As best as I can describe it, ‘I’ was seen to be like a container of some kind, like a theatre perhaps, where I am both theatre and director of the play, but everything else, actors, dialogue, scenery, all that, was mind-created by ‘me’. I know that analogy is used often, but that’s what it felt like. There was no huge feeling of love or peace, but there did seem to be more freedom not being confined to the body.

Consciousness certainly is a little trickster, isn’t it? All the teachers say it’s right in front of your nose, hiding inside you, and sure enough, it is. It is you! Neat trick. So now this seems to have created more questions than it has answered for me, and I feel I need to go back and read over again to understand. But is this what I have been aiming for all this time? Consciousness does seem to have seen itself. I guess there is doubt where I expected no doubt to be.

Thank you,
Claudia

 

Dear Claudia,

Yes, it is normal to first recognise our self, ‘I’, as the witness of the body. For so long we have identified our self with the body that, to begin with, we often take a step back from the body, so to speak, and, as you describe, see that the body appears to or within our self but is not identical with it. In this respect, we know our self to be like the ever-present space of the theatre in which, as you say, all appearances take place but which is entirely free of the limitations of each of those appearances; hence the feeling of space and freedom that you describe.
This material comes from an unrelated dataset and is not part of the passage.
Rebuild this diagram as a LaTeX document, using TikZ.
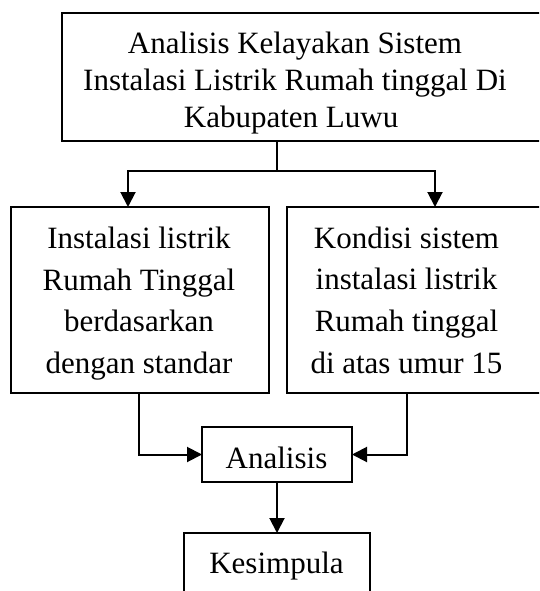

As we become accustomed to taking our stand as this open, welcoming presence of awareness, we discover that no particular appearance of the body, mind or world can change, agitate, move, affect or harm this space that we are. For this reason it is known as peace. This space is untouchable, just as the space of the theatre cannot be harmed in any way by whatever takes place on the stage. It is not that ‘you’, the space, are peaceful but rather that ‘you’, the space, are peace itself. That is what the experience of peace is: the knowing of your own being as it is.

Again, as we become more accustomed to abiding as this knowing presence that we intimately and directly know ourself to be, we can, as it were, look again at the objects of the mind, body and world as they appear. We see now that they do not simply appearinthis welcoming space of presence but that their actual substance, their reality, is none other than this presence itself.

You, consciousness, are not just the witness of all things. You are also, simultaneously, the substance of all things. As knowing you are the witness. As being you are the substance. Knowing-being is one, not two. It is only an ignorant thought (that is, a thought that ignores the reality of experience) that gives the knowing aspect of this one to the body and gives the being or existence aspect of this one to the world, thereby creating two apparent entities or objects out of one seamless garment.

In other words, there are not things or entities anywhere to be found in reality. There is only consciousness taking the shape, as it were, of the totality of experience from moment to moment.

This absolute intimacy, this giving of the entire substance of consciousness to every appearance of the body, mind and world is called love. Is this not what we know love to be, this absolute intimacy, this lack of distinction or boundary with an apparent other? Love is the name we give to this non-objective experience of consciousness recognising itself as the substance of all experience.

So, keep returning to yourself as this knowing presence, which means keep recognising that this is what you always have been and always are, and allow it to gradually reveal itself to you in its fullness of freedom, love, peace, beauty, understanding and happiness. This ever-present, non-objective experience of love, peace, and so on, is transparent, although when the mind, body and world reappear, they reappear, as it were, saturated with the perfume of this presence. 

Such an appearance may be accompanied tears, laughter, a glowing feeling in the body or illumination in the mind, but do not mistake these objective signs for the non-objective experience of consciousness knowing itself. These experiences at the level of the mind, body and world are intermittent. If we look for love, peace and happiness in them, we will always be disappointed. They do not reside there.